Nos corps étrangers. le titre est parfait, il résonne durant toute la lecture en plusieurs strates d'imbrication. le corps qu'on ne maitrise pas ou plus et qui trahit. Les corps d'un couple qui se sont irrémédiablement éloignés. le corps d'une jeune fille qui s'ouvre au désir. le corps trop adulte d'un migrant enregistré comme collégien. le corps d'une femme fracassée par l'adultère qui se réfugie dans des troubles alimentaires. Chaque personnage devient lentement étranger à l'autre, s'empêtre dans une solitude de plus en plus criante, englué, jusqu'au terrible drame.

Si la tension monte crescendo, jamais je n'ai vu arriver la déflagration finale qui consacre la chute de la famille dont on a suivi progressivement le délitement. Spectaculaire. Brutale, sidérante aussi, elle correspond à la réalité de la situation. Avec le recul, la minutie discrète de l'auteure est révélée, elle qui a semé des indices subtils, judicieusement placés, tellement qu'on ne les avait pas remarqués mais qui nous reviennent en mémoire alors qu'on est sous le choc du dénouement. Dans cette scène, l'écriture est remarquable pour décrire l'insoutenable, à la fois nerveuse et divaguante, précise et intuitive.

Tout prend sens.
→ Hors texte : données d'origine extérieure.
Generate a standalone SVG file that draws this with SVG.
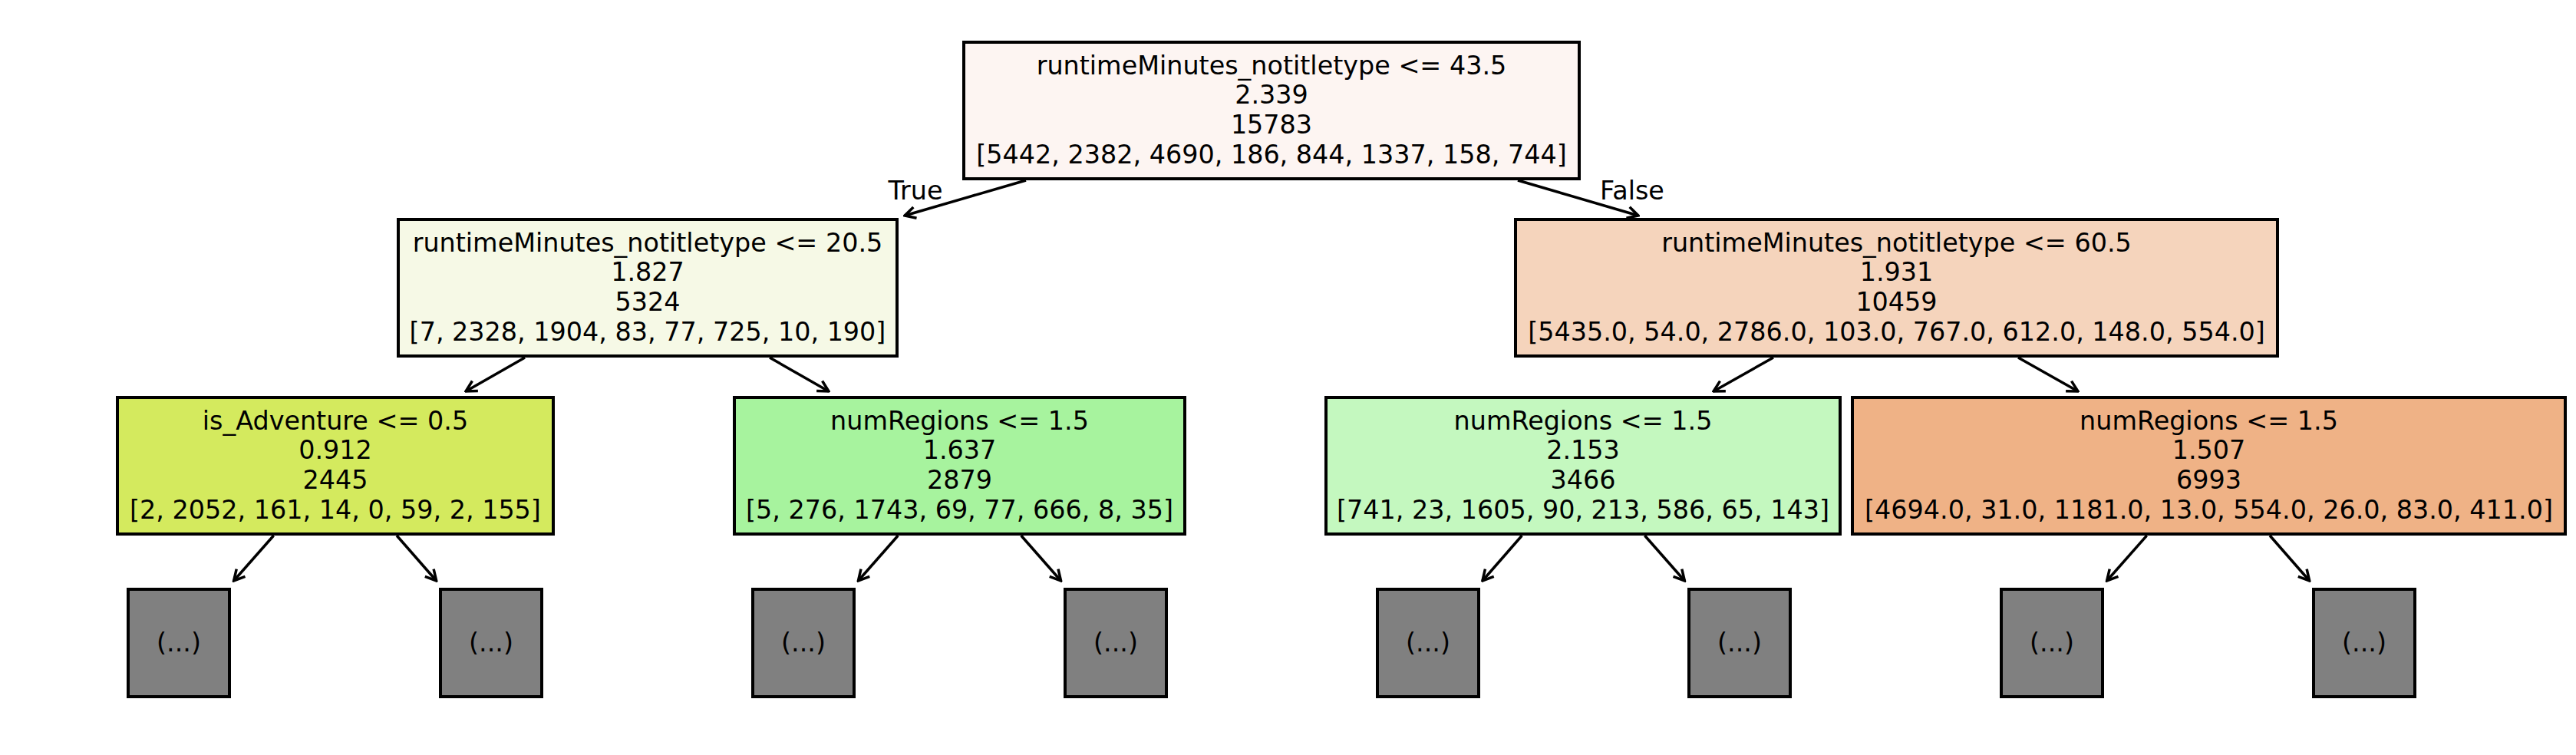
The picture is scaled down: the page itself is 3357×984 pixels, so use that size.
<svg xmlns="http://www.w3.org/2000/svg" width="3357" height="984" viewBox="0 0 3357 984">
<style>
  .box { stroke: #000; stroke-width: 4; }
  .leaf { fill: #808080; stroke: #000; stroke-width: 4; }
  text { font-family: "DejaVu Sans", "Liberation Sans", sans-serif; font-size: 33.4px; fill: #000; text-anchor: middle; }
  .edge { stroke: #000; stroke-width: 3.5; fill: none; marker-end: url(#arr); }
</style>
<defs>
  <marker id="arr" markerUnits="userSpaceOnUse" viewBox="-16 -10 18 20" refX="0" refY="0" markerWidth="18" markerHeight="20" orient="auto">
    <path d="M-14,-7.5 L0,0 L-14,7.5" fill="none" stroke="#000" stroke-width="3.5" stroke-linejoin="miter"/>
  </marker>
</defs>
<rect width="3357" height="984" fill="#ffffff"/>

<g id="connectors">
  <line class="edge" x1="1337" y1="235" x2="1179" y2="281"/>
  <line class="edge" x1="1978" y1="235" x2="2135" y2="281"/>
  <line class="edge" x1="684" y1="466" x2="607" y2="510"/>
  <line class="edge" x1="1003" y1="466" x2="1080" y2="510"/>
  <line class="edge" x1="2311" y1="466" x2="2233" y2="510"/>
  <line class="edge" x1="2630" y1="466" x2="2708" y2="510"/>
  <line class="edge" x1="356.6" y1="698" x2="304.6" y2="757"/>
  <line class="edge" x1="517" y1="698" x2="568.7" y2="757"/>
  <line class="edge" x1="1170.3" y1="698" x2="1118.4" y2="757"/>
  <line class="edge" x1="1330.7" y1="698" x2="1382.6" y2="757"/>
  <line class="edge" x1="1983.4" y1="698" x2="1931.9" y2="757"/>
  <line class="edge" x1="2143.4" y1="698" x2="2195.4" y2="757"/>
  <line class="edge" x1="2797.6" y1="698" x2="2745.6" y2="757"/>
  <line class="edge" x1="2958" y1="698" x2="3009.7" y2="757"/>
  <text x="1193" y="260">True</text>
  <text x="2127" y="260">False</text>
</g>

<g id="node-root">
  <rect class="box" x="1256" y="55" width="802" height="178" fill="#fdf5f2"/>
  <text x="1657" y="96.5">runtimeMinutes_notitletype &lt;= 43.5</text>
  <text x="1657" y="135.2">2.339</text>
  <text x="1657" y="173.9">15783</text>
  <text x="1657" y="212.6">[5442, 2382, 4690, 186, 844, 1337, 158, 744]</text>
</g>

<g id="node-l1-left">
  <rect class="box" x="519" y="286" width="650" height="178" fill="#f6f9e6"/>
  <text x="844" y="327.5">runtimeMinutes_notitletype &lt;= 20.5</text>
  <text x="844" y="366.2">1.827</text>
  <text x="844" y="404.9">5324</text>
  <text x="844" y="443.6">[7, 2328, 1904, 83, 77, 725, 10, 190]</text>
</g>

<g id="node-l1-right">
  <rect class="box" x="1975" y="286" width="993" height="178" fill="#f5d4bc"/>
  <text x="2471.5" y="327.5">runtimeMinutes_notitletype &lt;= 60.5</text>
  <text x="2471.5" y="366.2">1.931</text>
  <text x="2471.5" y="404.9">10459</text>
  <text x="2471.5" y="443.6">[5435.0, 54.0, 2786.0, 103.0, 767.0, 612.0, 148.0, 554.0]</text>
</g>

<g id="node-l2-1">
  <rect class="box" x="153" y="518" width="568" height="178" fill="#d4ea5e"/>
  <text x="437" y="559.5">is_Adventure &lt;= 0.5</text>
  <text x="437" y="598.2">0.912</text>
  <text x="437" y="636.9">2445</text>
  <text x="437" y="675.6">[2, 2052, 161, 14, 0, 59, 2, 155]</text>
</g>

<g id="node-l2-2">
  <rect class="box" x="957" y="518" width="587" height="178" fill="#a7f39e"/>
  <text x="1250.5" y="559.5">numRegions &lt;= 1.5</text>
  <text x="1250.5" y="598.2">1.637</text>
  <text x="1250.5" y="636.9">2879</text>
  <text x="1250.5" y="675.6">[5, 276, 1743, 69, 77, 666, 8, 35]</text>
</g>

<g id="node-l2-3">
  <rect class="box" x="1728" y="518" width="670" height="178" fill="#c4f8bf"/>
  <text x="2063" y="559.5">numRegions &lt;= 1.5</text>
  <text x="2063" y="598.2">2.153</text>
  <text x="2063" y="636.9">3466</text>
  <text x="2063" y="675.6">[741, 23, 1605, 90, 213, 586, 65, 143]</text>
</g>

<g id="node-l2-4">
  <rect class="box" x="2414" y="518" width="929" height="178" fill="#efb286"/>
  <text x="2878.5" y="559.5">numRegions &lt;= 1.5</text>
  <text x="2878.5" y="598.2">1.507</text>
  <text x="2878.5" y="636.9">6993</text>
  <text x="2878.5" y="675.6">[4694.0, 31.0, 1181.0, 13.0, 554.0, 26.0, 83.0, 411.0]</text>
</g>

<g id="leaf-1"><rect class="leaf" x="167" y="768" width="132" height="140"/><text x="233" y="849">(...)</text></g>
<g id="leaf-2"><rect class="leaf" x="574" y="768" width="132" height="140"/><text x="640" y="849">(...)</text></g>
<g id="leaf-3"><rect class="leaf" x="981" y="768" width="132" height="140"/><text x="1047" y="849">(...)</text></g>
<g id="leaf-4"><rect class="leaf" x="1388" y="768" width="132" height="140"/><text x="1454" y="849">(...)</text></g>
<g id="leaf-5"><rect class="leaf" x="1795" y="768" width="132" height="140"/><text x="1861" y="849">(...)</text></g>
<g id="leaf-6"><rect class="leaf" x="2201" y="768" width="132" height="140"/><text x="2267" y="849">(...)</text></g>
<g id="leaf-7"><rect class="leaf" x="2608" y="768" width="132" height="140"/><text x="2674" y="849">(...)</text></g>
<g id="leaf-8"><rect class="leaf" x="3015" y="768" width="132" height="140"/><text x="3081" y="849">(...)</text></g>
</svg>
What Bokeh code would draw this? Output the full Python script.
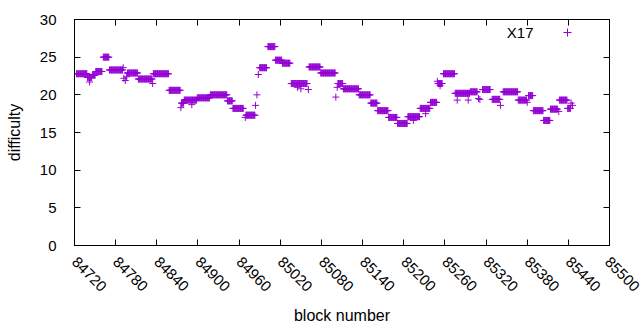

Et notamment le soin qu'a pris Carine Joaquim à déployer la banalité presque ennuyeuse du quotidien de cette famille. Car c'est dans cette banalité que s'est joué l'engrenage qui mène à la tragédie de fait divers. Cette famille tellement ordinaire qu'on peut aisément s'identifier à eux ou les identifier à des personnes de notre entourage. Tellement qu'on ne peut pas détourner le regard, qu'on ne peut pas se rassurer lorsqu'éclate la « monstruosité » d'un. Les monstres, ce ne sont pas les autres.

Je regrette juste qu'il embrasse trop de thèmes ( l'accueil des migrants, le dépassement par l'art, le handicap, le harcèlement, l'adultère, l'adolescence ... ). Même si je comprends la volonté de l'auteure d'ouvrir l'intime de cette famille en la confrontant à l'altérité du monde extérieur, cela dilue le propos car aucun de ses thèmes ne peut être totalement exploré, ce qui conduit à un épilogue un peu maladroitement conduit pour refermer les portes ouvertes.

Reste que ce premier roman est globalement très réussi, intense et profond dans ce qu'il dit de nous.